I love to sing. I especially love to sing songs of praise and worship. One of my favourite songs is Chris Tomlin's version of the classic 'Amazing Grace.' I especially love the chorus, which I feel sums up my life since choosing Jesus ..."My chains are gone, I've been set free; 
                                    My God, My Saviour has ransomed me. 
                                    And like a flood His Mercy Reigns;
                                    Unending Love...Amazing Grace!"
This song has the ability to get this well built girl on her knees in tears.
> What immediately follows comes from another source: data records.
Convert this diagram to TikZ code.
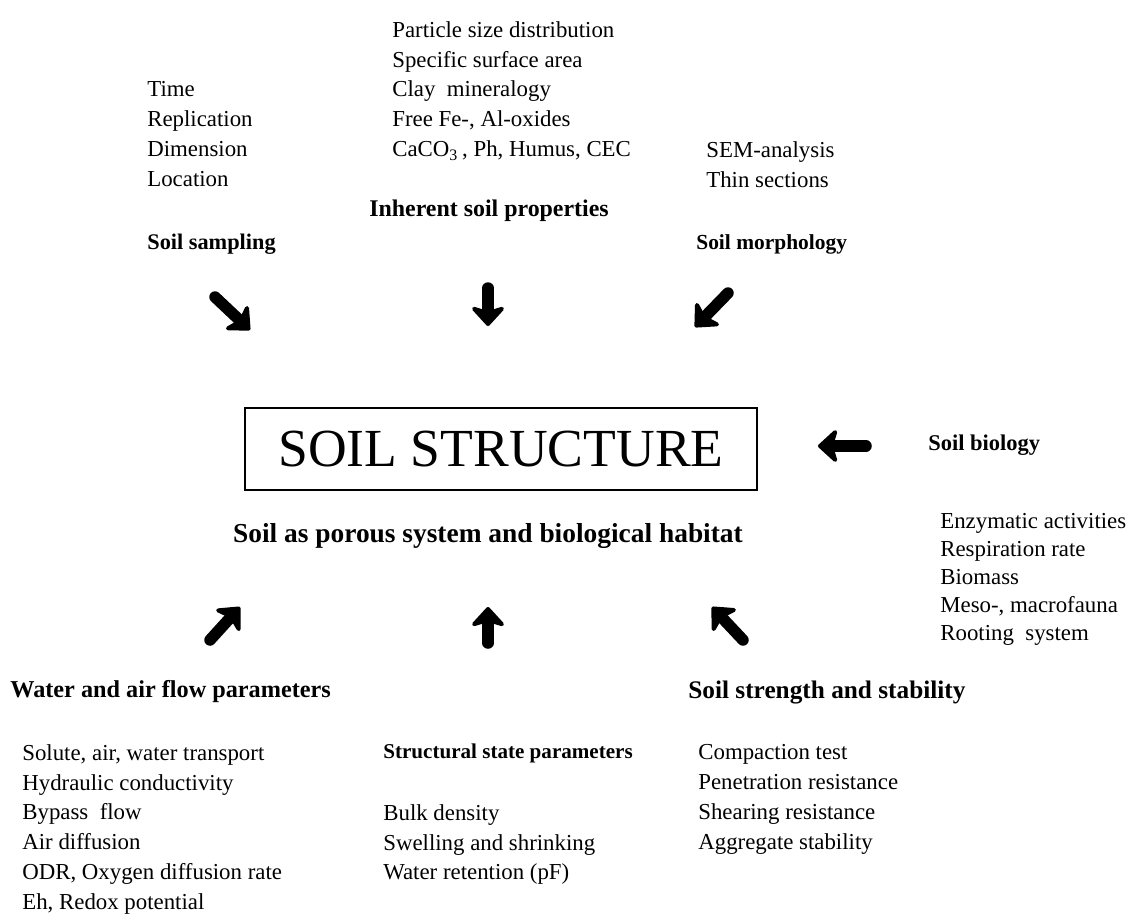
\documentclass[tikz,border=0pt]{standalone}
\usepackage{fontspec}
\setmainfont{Liberation Serif}
\usetikzlibrary{arrows.meta}
\begin{document}
\begin{tikzpicture}[x=0.02cm,y=-0.02cm,
  lst/.style={anchor=north west,inner sep=0pt,align=left,font=\fontsize{13}{17}\selectfont},
  hd/.style={anchor=west,inner sep=0pt,font=\fontsize{#1}{17}\selectfont\bfseries},
  hd/.default=13,
  fat/.style={line width=0.23cm,line cap=round,-{Stealth[round,length=0.44cm,width=0.8cm,inset=0.12cm]}}]
\useasboundingbox (0,0) rectangle (1142,917);
% top
\node[lst] (sampling list) at (147,81) {Time\\Replication\\Dimension\\Location};
\node[lst] (inherent list) at (392,21) {Particle size distribution\\Specific surface area\\Clay\ \ mineralogy\\Free Fe-, Al-oxides\\CaCO\textsubscript{3}\,, Ph, Humus, CEC};
\node[lst] (morph list) at (706,141) {SEM-analysis\\Thin sections};
\node[hd=13.6,anchor=center] (inherent) at (489,211) {Inherent soil properties};
\node[hd=12.7] (sampling) at (147,244) {Soil sampling};
\node[hd=12.2] (morph) at (696,244) {Soil morphology};
\coordinate (s1) at (215,297); \coordinate (s2) at (250,330);
\coordinate (i1) at (488,288); \coordinate (i2) at (488,326);
\coordinate (m1) at (728,293); \coordinate (m2) at (695,327);
\draw[fat] (s1)--(s2);
\draw[fat] (i1)--(i2);
\draw[fat] (m1)--(m2);
% centre
\node[draw,line width=1.5pt,minimum width=10.24cm,minimum height=1.64cm,font=\fontsize{30.5}{36}\selectfont] (structure) at (501,449) {SOIL STRUCTURE};
\node[hd=15.6,anchor=center] (habitat) at (488,536) {Soil as porous system and biological habitat};
% right
\node[hd=12.8] (biology) at (928,445) {Soil biology};
\node[lst,font=\fontsize{13}{16}\selectfont] (biology list) at (940,513) {Enzymatic activities\\Respiration rate\\Biomass\\Meso-, macrofauna\\Rooting\ \ system};
\coordinate (b1) at (866,446); \coordinate (b2) at (818,446);
\draw[fat] (b1)--(b2);
% bottom
\coordinate (w1) at (210,640); \coordinate (w2) at (240,607);
\coordinate (t1) at (488,643); \coordinate (t2) at (488,607);
\coordinate (r1) at (743,640); \coordinate (r2) at (712,607);
\draw[fat] (w1)--(w2);
\draw[fat] (t1)--(t2);
\draw[fat] (r1)--(r2);
\node[hd=13.8] (flow) at (10,692) {Water and air flow parameters};
\node[hd=14.4] (strength) at (688,692) {Soil strength and stability};
\node[hd=12] (state) at (383,753) {Structural state parameters};
\node[lst] (flow list) at (22,744) {Solute, air, water transport\\Hydraulic conductivity\\Bypass\ \ flow\\Air diffusion\\ODR, Oxygen diffusion rate\\Eh, Redox potential};
\node[lst] (state list) at (383,804) {Bulk density\\Swelling and shrinking\\Water retention (pF)};
\node[lst] (strength list) at (698,744) {Compaction test\\Penetration resistance\\Shearing resistance\\Aggregate stability};
\end{tikzpicture}
\end{document}
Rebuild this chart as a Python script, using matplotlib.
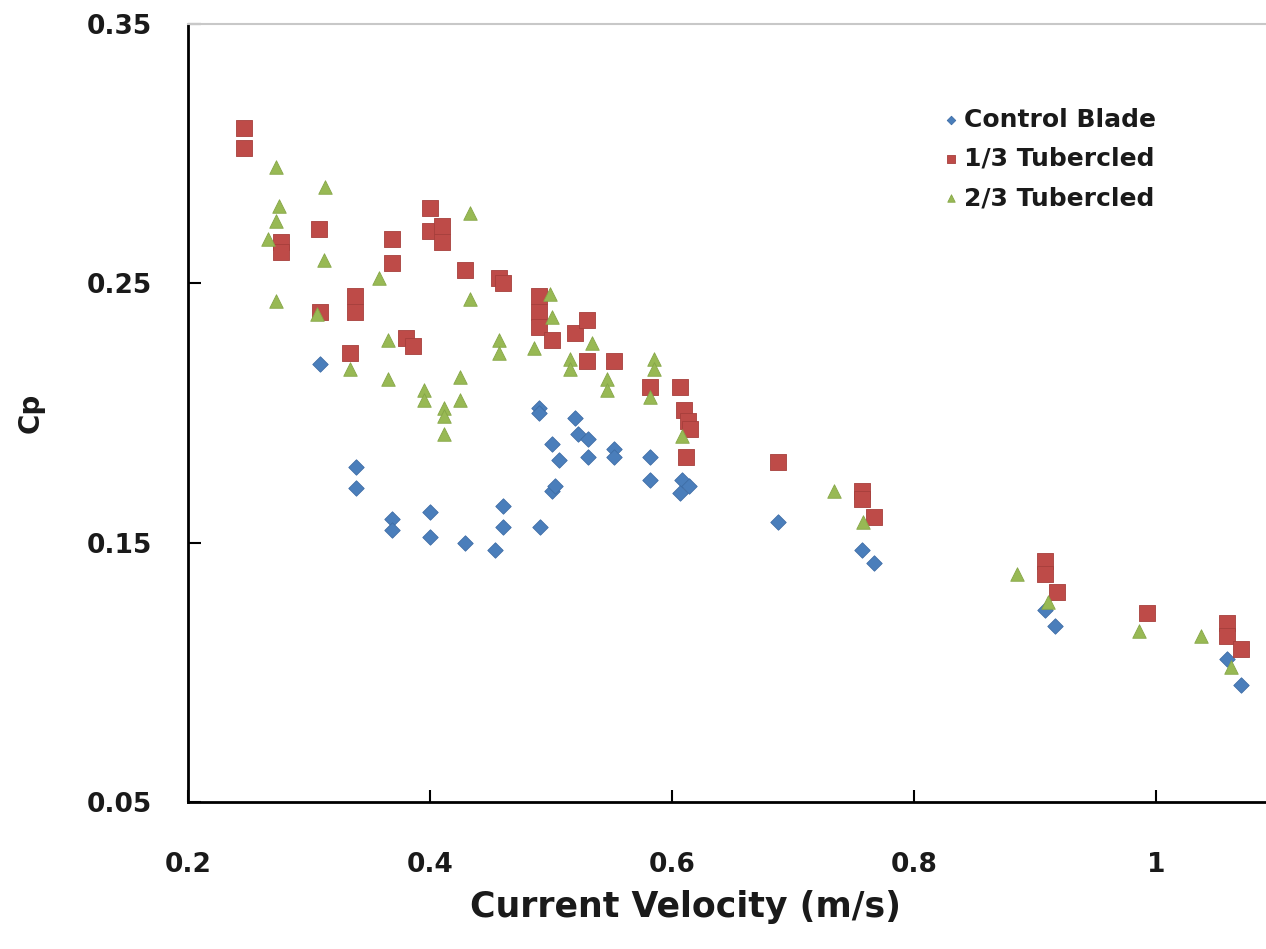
import matplotlib
matplotlib.use("Agg")
import matplotlib.pyplot as plt

# Control Blade (diamonds)
ctrl_x = [0.309, 0.339, 0.339, 0.369, 0.369, 0.400, 0.400, 0.429, 0.454, 0.460,
          0.460, 0.491, 0.490, 0.490, 0.501, 0.507, 0.501, 0.503, 0.520, 0.522,
          0.531, 0.531, 0.552, 0.552, 0.582, 0.582, 0.608, 0.614, 0.607, 0.688,
          0.757, 0.767, 0.908, 0.917, 1.059, 1.070]
ctrl_cp = [0.219, 0.179, 0.171, 0.159, 0.155, 0.162, 0.152, 0.150, 0.147, 0.164,
           0.156, 0.156, 0.202, 0.200, 0.188, 0.182, 0.170, 0.172, 0.198, 0.192,
           0.190, 0.183, 0.186, 0.183, 0.183, 0.174, 0.174, 0.172, 0.169, 0.158,
           0.147, 0.142, 0.124, 0.118, 0.105, 0.095]

# 1/3 Tubercled (squares)
t13_x = [0.246, 0.246, 0.277, 0.277, 0.308, 0.309, 0.338, 0.338, 0.334, 0.369,
         0.369, 0.380, 0.386, 0.400, 0.400, 0.410, 0.410, 0.429, 0.457, 0.460,
         0.490, 0.490, 0.490, 0.501, 0.520, 0.530, 0.530, 0.552, 0.582, 0.607,
         0.610, 0.613, 0.615, 0.612, 0.688, 0.757, 0.757, 0.767, 0.908, 0.908,
         0.918, 0.993, 1.059, 1.059, 1.070]
t13_cp = [0.310, 0.302, 0.266, 0.262, 0.271, 0.239, 0.245, 0.239, 0.223, 0.267,
          0.258, 0.229, 0.226, 0.279, 0.270, 0.272, 0.266, 0.255, 0.252, 0.250,
          0.245, 0.239, 0.233, 0.228, 0.231, 0.236, 0.220, 0.220, 0.210, 0.210,
          0.201, 0.197, 0.194, 0.183, 0.181, 0.170, 0.167, 0.160, 0.143, 0.138,
          0.131, 0.123, 0.119, 0.114, 0.109]

# 2/3 Tubercled (triangles)
t23_x = [0.273, 0.313, 0.275, 0.273, 0.266, 0.312, 0.273, 0.307, 0.358, 0.433,
         0.433, 0.365, 0.334, 0.365, 0.425, 0.425, 0.395, 0.395, 0.412, 0.412,
         0.412, 0.457, 0.457, 0.486, 0.499, 0.501, 0.516, 0.516, 0.534, 0.546,
         0.546, 0.585, 0.585, 0.582, 0.608, 0.734, 0.758, 0.885, 0.911, 0.986,
         1.037, 1.062]
t23_cp = [0.295, 0.287, 0.280, 0.274, 0.267, 0.259, 0.243, 0.238, 0.252, 0.277,
          0.244, 0.228, 0.217, 0.213, 0.214, 0.205, 0.209, 0.205, 0.202, 0.199,
          0.192, 0.228, 0.223, 0.225, 0.246, 0.237, 0.221, 0.217, 0.227, 0.213,
          0.209, 0.221, 0.217, 0.206, 0.191, 0.170, 0.158, 0.138, 0.127, 0.116,
          0.114, 0.102]

x_ticks = [0.2, 0.4, 0.6, 0.8, 1.0]
x_tick_labels = ["0.2", "0.4", "0.6", "0.8", "1"]
y_ticks = [0.05, 0.15, 0.25, 0.35]
y_tick_labels = ["0.05", "0.15", "0.25", "0.35"]

plt.rcParams['font.family'] = ['DejaVu Sans']
plt.rcParams['font.weight'] = 'bold'

fig = plt.figure(figsize=(12.66, 9.49), dpi=100)
ax = fig.add_axes([188 / 1266, 147 / 949, 1 - 188 / 1266, 778 / 949])

ax.scatter(ctrl_x, ctrl_cp, marker='D', s=62, color='#4A7EBB', edgecolor='#3E6DA6',
           linewidth=0.6, label='Control Blade', zorder=3)
ax.scatter(t13_x, t13_cp, marker='s', s=120, color='#BE4B48', edgecolor='#A63F3C',
           linewidth=0.6, label='1/3 Tubercled', zorder=4)
ax.scatter(t23_x, t23_cp, marker='^', s=95, color='#98B954', edgecolor='#86A647',
           linewidth=0.6, label='2/3 Tubercled', zorder=5)

ax.set_xlim(0.2, 1.091)
ax.set_ylim(0.05, 0.35)
ax.set_xticks(x_ticks)
ax.set_xticklabels(x_tick_labels)
ax.set_yticks(y_ticks)
ax.set_yticklabels(y_tick_labels)
ax.tick_params(axis='both', direction='in', length=9, width=1.5, labelsize=19,
               labelcolor='#1a1a1a')
ax.tick_params(axis='x', pad=36)
ax.tick_params(axis='y', pad=26)

ax.spines['right'].set_visible(False)
ax.spines['top'].set_color('#c8c8c8')
ax.spines['top'].set_linewidth(1.5)
ax.spines['left'].set_linewidth(2)
ax.spines['bottom'].set_linewidth(2)

ax.set_xlabel("Current Velocity (m/s)", fontsize=25, fontweight='bold', color='#1a1a1a')
ax.xaxis.set_label_coords((685 - 188) / 1078, -0.113)
ax.set_ylabel("Cp", fontsize=20, fontweight='bold', color='#1a1a1a')
ax.yaxis.set_label_coords(-0.133, 0.5)

leg = ax.legend(loc='upper left', bbox_to_anchor=(943 / 1266, 1 - 108 / 949),
                bbox_transform=fig.transFigure, frameon=False,
                fontsize=18, markerscale=0.55, handletextpad=0.25, labelspacing=0.6,
                handlelength=0.6, borderaxespad=0, borderpad=0)
for t in leg.get_texts():
    t.set_color('#1a1a1a')

fig.savefig("out.png", dpi=100, facecolor='white')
Tears of letting go of regrets, tears of humbling myself to the goodness of something far better than I can ever be, tears of gratitude to the One who knows me...really really knows me and yet chooses me and loves me unconditionally day in, day out.

His unconditional love, His promises to take us from where we were...to where we are....to where we are going, His comfort in times of turmoil, His provision from the unlikeliest source, His miraculous - life changing ways, His Forgiveness - over and over again, His Patience, His son - His Jesus....My Jesus.....Your Jesus? Mocked, tortured, spat on, deserted, crucified - that right there....that my friends is GRACE! 
Who are we to think that we deserve anything from this life?
Who are we to demand what we think we should have?
Who are we to ignore what one man did all those years ago so that we could live in a freedom that the world doesn't offer?
I don't have all the answers, I don't write to make anyone feel uncomfortable, but I know what GRACE looks like in this life. This life that I abused in my teenage years. This life that has been radically transformed and continues to soar into a plan so perfect it makes me gasp to catch my breathe when I really think about it.

I pray you would know what GRACE looks like in your life today, that you would gain a fresh understanding of the love that is being poured over you from a place no human can ever match. It's incredible...and it's free for each one of us.."My chains are gone, I've been set free;
                                                                     My God, My Saviour has ransomed me.
                                                                     And like a flood, His Mercy Reigns;
                                                                     Unending Love...Amazing Grace!"